Assim como milhares de outros brasileiros, a doutoranda serve de exemplo da importância da interconexão entre as políticas públicas de transferência de renda e o acesso e a permanência estudantil no caso do ensino superior. A economista Bruna Wargas realizou uma pesquisa de doutorado com foco na trajetória de egressos da graduação de uma universidade pública beneficiários do PBF. Seu estudo abarcou o percurso desses estudantes desde a graduação até o ingresso no mercado de trabalho – um público pouco estudado e de difícil acesso para pesquisa – e analisou o papel e os efeitos da articulação de três políticas: a de transferência de renda, a de inclusão no ensino superior e a de permanência universitária.
“A pesquisa evidencia que a articulação das condicionalidades educacionais do Bolsa Família com as políticas de acesso e permanência no ensino superior contribui para prolongar a trajetória educacional de estudantes de grupos socialmente vulneráveis”, afirma a economista, que defendeu sua tese de doutorado na Faculdade de Educação (FE) da Unicamp, com o título “Acesso e permanência no ensino superior: trajetórias de ex-beneficiários do PBF egressos de uma universidade pública”, sob orientação da professora Helena Altmann e coorientação do professor André Pires.
Relato pessoal
“Sem o Bolsa Família, eu não teria tido condições de me dedicar ao ensino básico. Sem as bolsas de auxílio estudantil, eu não teria conseguido concluir a graduação. Sem as bolsas de fomento à pesquisa científica, eu não teria tido condições de ter feito o mestrado e de estar fazendo o doutorado. Para pessoas de baixa renda que almejam a formação acadêmica, esses auxílios são essenciais e precisam ser expandidos”, declarou Camila no questionário de pesquisa usado por Wargas. “Apesar das bolsas, o custo de vida [no bairro da universidade que cursou] é alto. E eu tinha que mandar dinheiro para minha família.”
A pesquisadora utilizou o formulário com um grupo de 286 estudantes egressos de uma instituição pública e que faziam parte de um banco de dados de beneficiários do PBF – todos ingressantes a partir de 2008 e concluintes até 2024. O questionário continha perguntas objetivas e perguntas abertas. Nestas os estudantes puderam expor sua trajetória, as dificuldades encontradas e sua opinião em relação às políticas públicas. Desses, 36 responderam ao questionário. E, no caso desses 36, 47% eram os primeiros integrantes de sua família a ingressar no ensino superior.

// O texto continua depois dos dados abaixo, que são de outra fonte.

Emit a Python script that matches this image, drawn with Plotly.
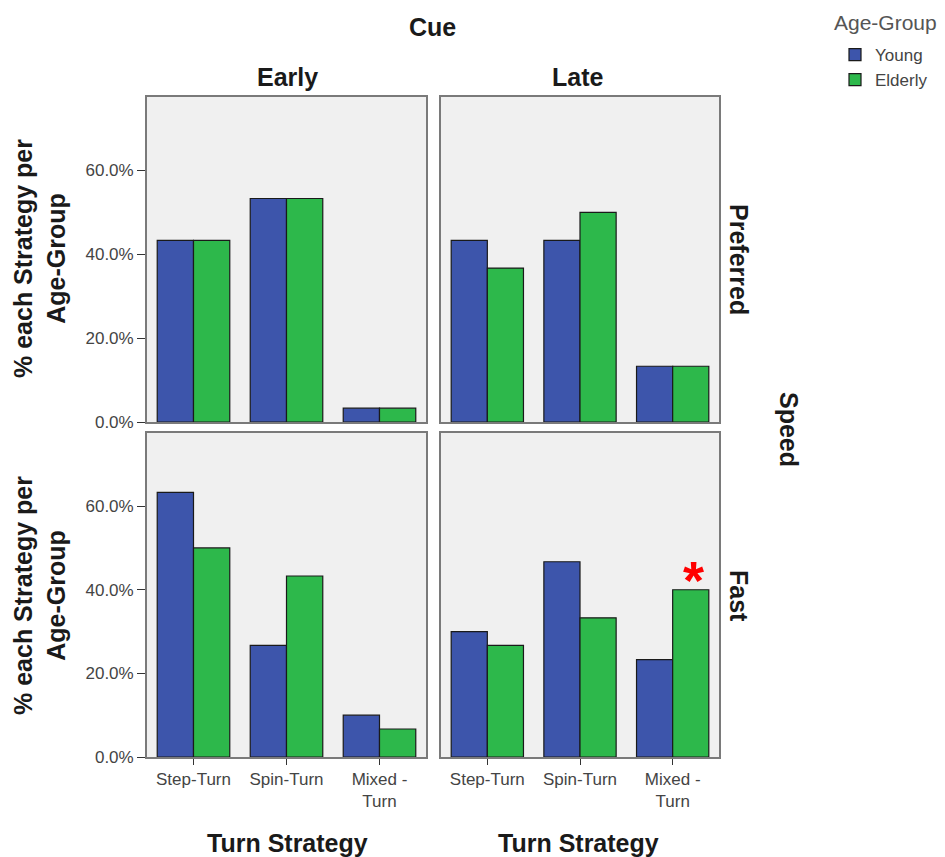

“O ponto principal é compreender que esses egressos provavelmente não teriam chegado ao ensino superior sem o suporte das políticas públicas de que foram beneficiários”, disse Wargas. A pesquisa mostra, segundo a economista, como essa conjunção de mecanismos de apoio, da educação básica à universidade, contribuiu para viabilizar trajetórias educacionais longevas com impactos diretos na inserção profissional e na mobilidade social.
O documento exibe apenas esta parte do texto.